The two goals Wisconsin scored in its series against St. Cloud last weekend was the lowest total for a league-opening series in team history.
Happy to Have It
Is Kevin Ulanski making a run at the national scoring title?
You wouldn’t have expected it from the Denver junior, but, with nine points after four games, Ulanski is the nation’s top scorer. He had a pair of two-point nights at the season-opening Lefty McFadden tournament and added a three-point game last Friday and another two points last Saturday against Northeastern.
“I’m just plugging away, getting to the net,” Ulanski told the Denver Post. “Hopefully, this streak will continue.”
In 70 career games before this season, Ulanski had 57 points. A good run the rest of the season would have him top that total in his junior year alone.
It’s an event when North Dakota gets held to 18 shots on goal. Eyes popped when Colorado College held the Sioux to 20 shots in a WCHA Final Five semifinal game in 2001, but UND still won that game 2-1. And it had only four power-play attempts that afternoon.
So with 10 power-play attempts last Saturday in a 2-1 loss to Boston College, how does one explain just 18 shots?
“We had a hard time cycling and we had a hard time — obviously — on the power play,” UND coach Dean Blais told USCHO’s Patrick C. Miller. “They just pursued the puck everywhere. They didn’t allow us a chance to set up. We didn’t get shots off quick enough. They always got into our shooting lanes. There always seemed to be a leg or a body in front of the guys when they teed it up. That’s quickness, anticipation and experience.”

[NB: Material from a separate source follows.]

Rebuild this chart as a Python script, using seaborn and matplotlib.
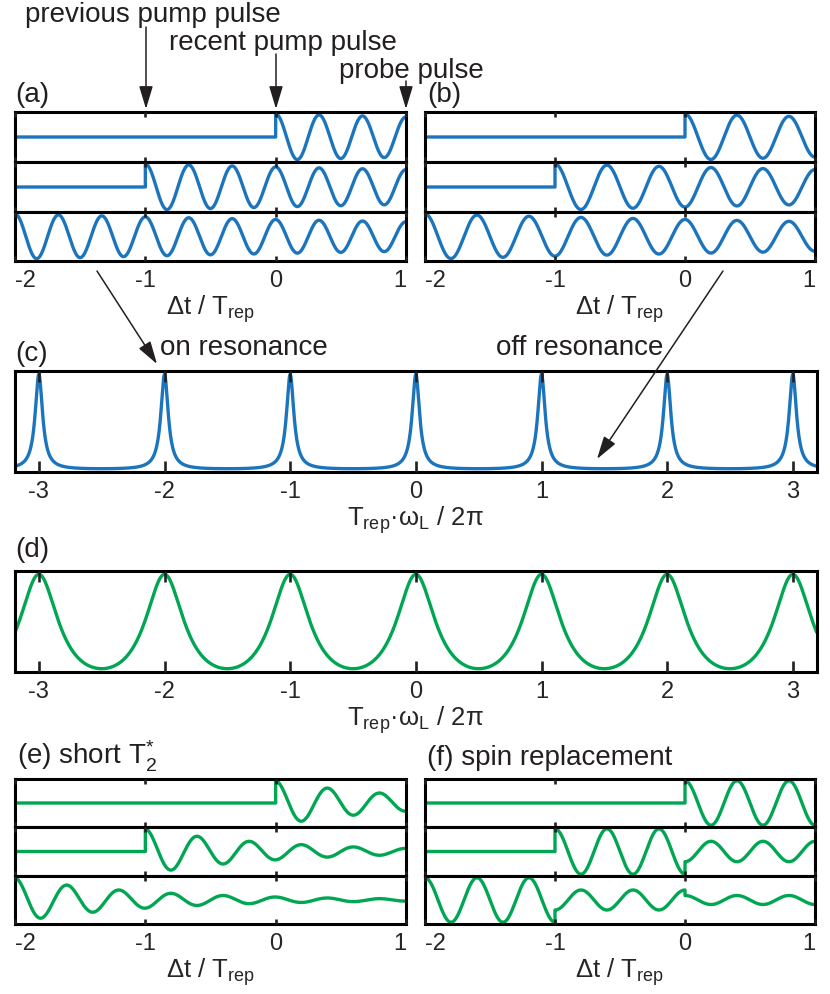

That’s something, all right.
Minnesota will raise its second straight NCAA championship banner to the rafters of Mariucci Arena before its game against Minnesota-Duluth on Friday. On Saturday, the Gophers will honor the late Herb Brooks, who led Minnesota to its first three of five national titles.
Like St. Cloud State, the Gophers will wear patches with “HB” on them, and a ceremony will be held during the first intermission.
In Other Words
The WCHA rookie of the week was North Dakota’s Drew Stafford, who has two game-winning goals in the Sioux’s first three games. … Wisconsin freshman goaltender Brian Elliott is expected to get his first career start this weekend. … Colorado College has won its home opener for six straight seasons. … This is the third time Denver has started the season 4-0. Both previous times, the Pioneers made the NCAA tournament. … Minnesota State’s Cole Bassett got a game disqualification for fighting last Saturday and will sit out Friday’s game at Bemidji State. …
CC’s Brandon Polich is expected to be out until at least Thanksgiving with a lacerated spleen suffered last Friday. The Tigers are toying with the idea of putting winger Colin Stuart at center, coach Scott Owens told The Gazette of Colorado Springs. … Minnesota-Duluth’s Junior Lessard takes a six-game scoring streak into this weekend’s series at Minnesota. … Last weekend’s nonconference losses to Providence gave Minnesota State the same number of home losses this season as all of last season: two.